Resenha Um Defeito de Cor — quando a literatura é também ritual de memória
- Mih Moraes
- 25 de jul.
- 2 min de leitura
Atualizado: 30 de jul.
Existem livros que entretêm. Outros que ensinam. Um Defeito de Cor faz mais: ele te atravessa.
Foi difícil começar essa resenha, porque as palavras ainda parecem pequenas diante do que essa história provocou em mim. O romance de Ana María Gonçalves é imenso — não só em número de páginas, mas em profundidade, humanidade, beleza e dor. É o tipo de leitura que exige entrega, pausa, respeito. Um verdadeiro ritual de escuta ancestral.
A narrativa é construída como uma longa carta. Kehinde, uma mulher africana já idosa, escreve para seu filho perdido. E nesse gesto de contar, ela reconstrói sua trajetória desde o sequestro na infância, em Daomé, até sua vida no Brasil — como menina escravizada, mulher, mãe, curandeira, libertada. É uma saga de sobrevivência, mas também de resistência e sabedoria.

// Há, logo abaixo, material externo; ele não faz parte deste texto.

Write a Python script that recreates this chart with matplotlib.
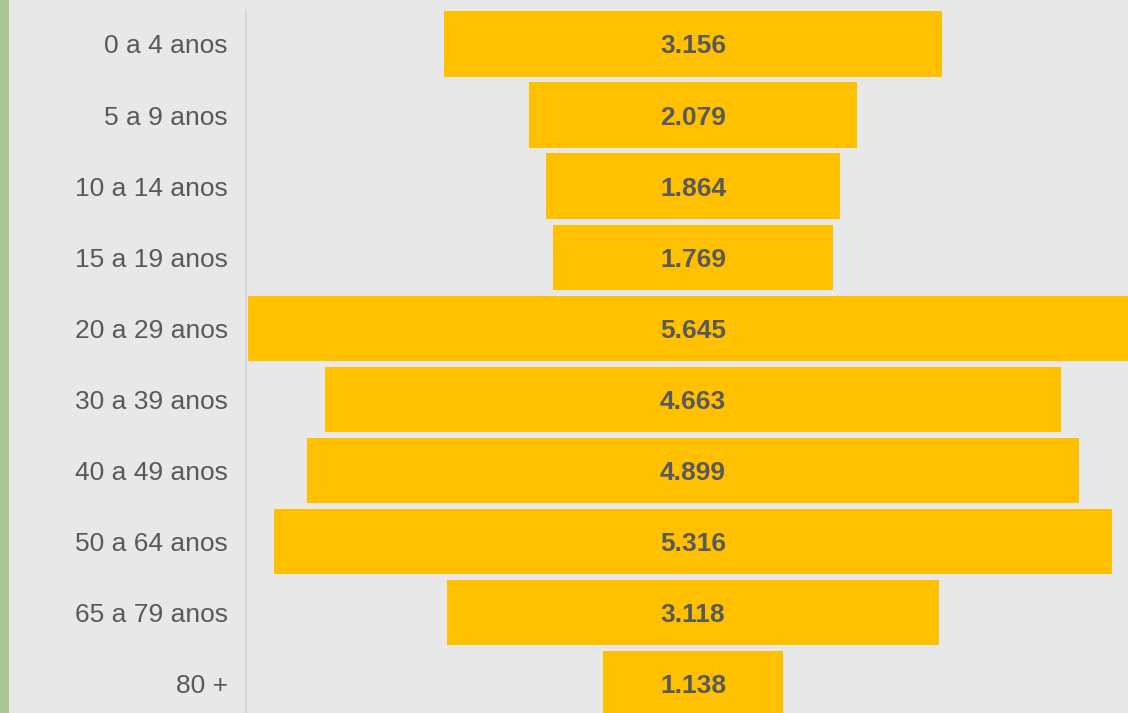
import matplotlib
matplotlib.use("Agg")
import matplotlib.pyplot as plt
from matplotlib.patches import Rectangle

plt.rcParams['font.family'] = ['Liberation Sans', 'DejaVu Sans']

faixas = ['0 a 4 anos', '5 a 9 anos', '10 a 14 anos', '15 a 19 anos', '20 a 29 anos',
          '30 a 39 anos', '40 a 49 anos', '50 a 64 anos', '65 a 79 anos', '80 +']
valores = [3.156, 2.079, 1.864, 1.769, 5.645, 4.663, 4.899, 5.316, 3.118, 1.138]
rotulos = ['3.156', '2.079', '1.864', '1.769', '5.645', '4.663', '4.899', '5.316', '3.118', '1.138']

W, H = 1128, 713
fig = plt.figure(figsize=(W / 100, H / 100), dpi=100)
fig.patch.set_facecolor('#e8e8e8')
# green strip at the left edge
fig.patches.append(Rectangle((0, 0), 9 / W, 1, transform=fig.transFigure,
                             facecolor='#a9c994', edgecolor='none'))

ax = fig.add_axes([246 / W, 0, 1 - 246 / W, (713 - 10) / H])
ax.set_facecolor('none')

ys = range(len(valores))
lefts = [-v / 2 for v in valores]
ax.barh(ys, valores, left=lefts, height=0.92, color='#FFC000', edgecolor='none')

for y, txt in zip(ys, rotulos):
    ax.text(0, y + 0.035, txt, ha='center', va='center', fontsize=19,
            fontweight='bold', color='#595959')

ax.set_xlim(-2.833, 2.757)
ax.set_ylim(9.41, -0.478)
ax.set_yticks(list(ys))
ax.set_yticklabels(faixas, fontsize=19, color='#595959')
ax.tick_params(axis='y', length=0, pad=13)
ax.set_xticks([])
for s in ['top', 'right', 'bottom']:
    ax.spines[s].set_visible(False)
ax.spines['left'].set_color('#d4d4d4')
ax.spines['left'].set_linewidth(1.2)

fig.savefig('out.png', dpi=100, facecolor=fig.get_facecolor())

A cada capítulo, senti que caminhava ao lado de Kehinde. Me emocionei com seus silêncios, suas revoltas, seus amores, seus lutos. Vi nela tantas de nós: mulheres negras que resistem ao apagamento da história oficial, que carregam nos corpos e nas palavras as marcas do que foi herdado, mas também a força de quem insiste em viver com dignidade.
Ana María escreve com delicadeza e precisão. Ela reconstrói a história do Brasil por um viés que raramente ganha voz: o olhar de uma mulher negra africana. E faz isso sem suavizar as violências, mas também sem retirar a poesia da vida. É um equilíbrio raro, potente.
Terminei a leitura com lágrimas nos olhos e o coração cheio. Kehinde agora mora em mim. E Ana María Gonçalves, com sua escrita luminosa, se tornou parte da minha formação como leitora, mulher e brasileira.
Ler Um Defeito de Cor é um ato de amor, de memória e de reparação. Recomendo a quem tiver coragem de se transformar. Porque esse livro muda a gente — e ainda bem que muda.